Happy Boxing Day! 🤜🏽👊🏽🤛🏽!!!
This year will be the year I remember for having a knee injury. In 2011, I went for an operation for a totally ruptured bicep tendon. About two years later, I fell down some metal steps into a drain one rainy evening and hurt my elbow. These are the three major joint injuries I experienced over the past five years or so. In addition, of course, there were many falls during boot camp sessions, including the 8 stitches on my forehead. Plus, I’m not getting any younger.
Still, there is quite a lot of pressure for me to perform and to look good. My knee injury came about because I was trying to lose weight so that I could “look good” as a fitness trainer should. Forgetting that I am in my forties, I did hundreds of burpees, nearly on a daily basis. The jump forwards and ups really did it in for me! [Let me add that it is not the burpees fault but mine for being so single-minded about trying to lose weight.]
After the injury, there always arose a situation where someone would say “Show us!” when I asked them to do something in class, whether it be in a fitness session or in a yoga class. Sometimes I would decline, sometimes when the knee was feeling better, I might try to demo, then instantly regret it.
You see, trainers are human too. Before Activ Studio closed for renovations in December, Wenisa and I were comparing “war injuries”, while pinching the fat around our midlines. Our sessions with clients or our classes are physically demanding, and then we usually work out or practice some yoga too. Sometimes, in view of our career, we test new classes to see how we like it and what we can incorporate into our own classes / our own clients’ workouts or into our own workouts. That’s a lot of physical activity.
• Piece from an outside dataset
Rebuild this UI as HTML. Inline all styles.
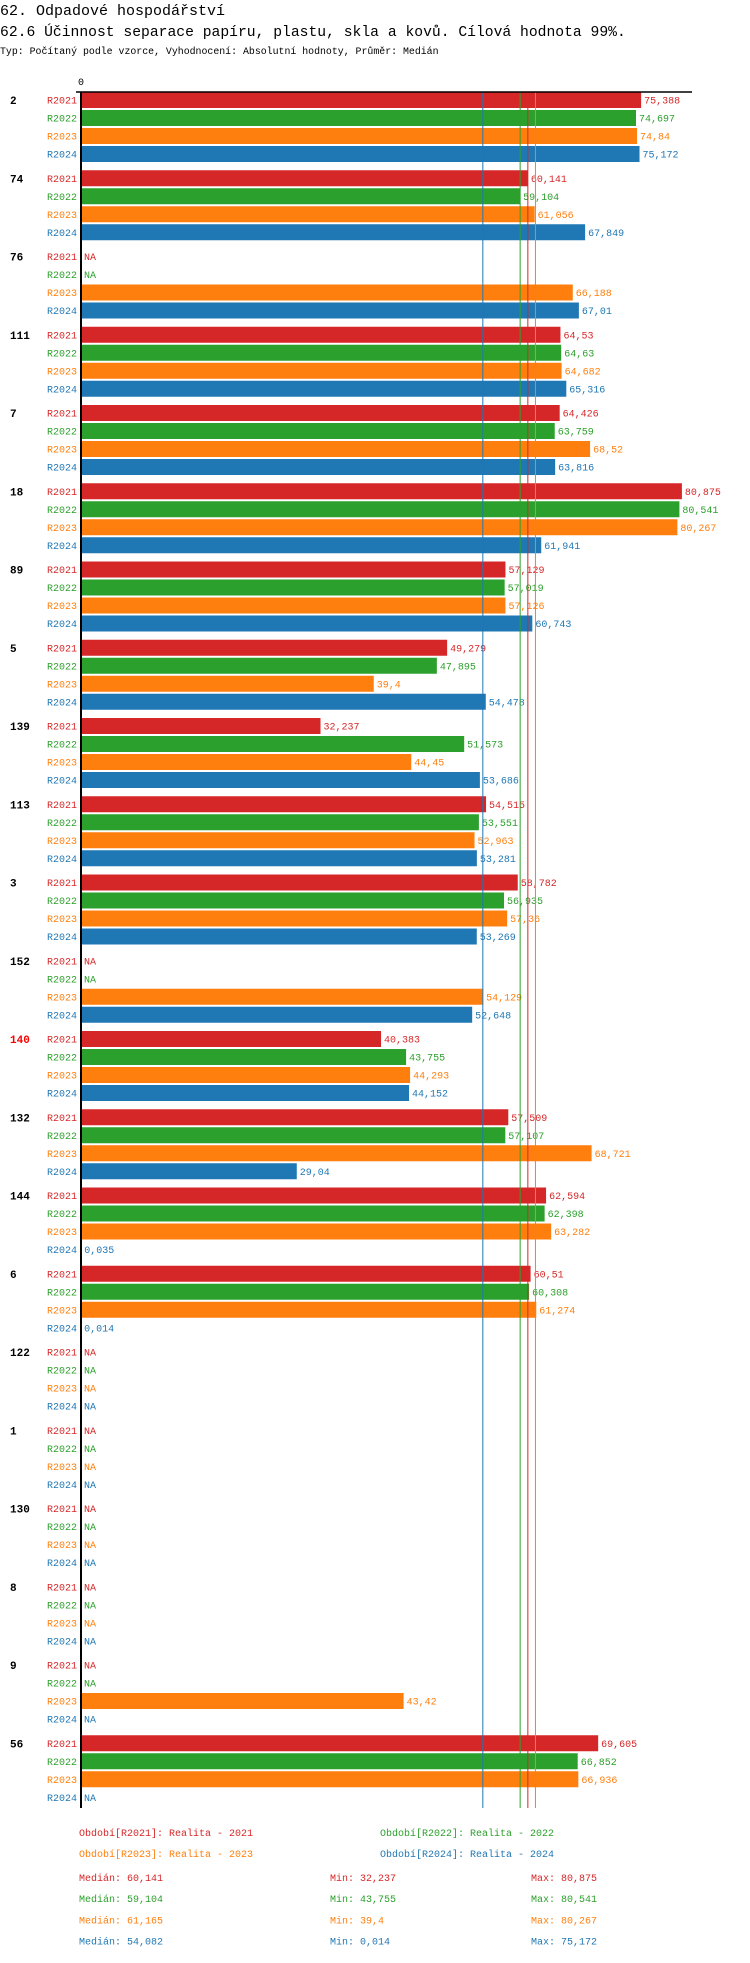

We love what we do because we love doing it. And we love sharing that with the world. It is one of the hazards of the career, of course I know this. But our bodies are not machines, notwithstanding all the fitness memes that say this. I remember once during boot camp, one of the participants, who ironically had put on weight herself, said to me, “Since you started getting serious about yoga, you got fat!” I wasn’t whether I should laugh or cry, being body shamed by my own client!
Now that I have joined a gym, I notice practically all the male personal trainers (and one yoga teacher I saw) is heavier than I am. I wonder if they actually feel intimidated or a little embarrassed that many members look fitter than them. I won’t ask them, I don’t mean to shame them, but I just wonder what is happening in their mind.
Anyway, yoga has helped me let go a lot, about looking good and performing well. Being happy with what I can achieve and how I look at present has helped to soften the drive, which I feel is important as my body grows older. Of course, this has to be balanced with being too complacent and not achieving my full potential. Notions like ahimsa, nonviolence; satya, truthfulness (especially to oneself); karuna, compassion: these wisdoms should be our guiding light when it comes to our body and how we treat it.
I should know, I have driven myself to countless injuries but those days are now gone. What about you? Tell me your fitness injury stories!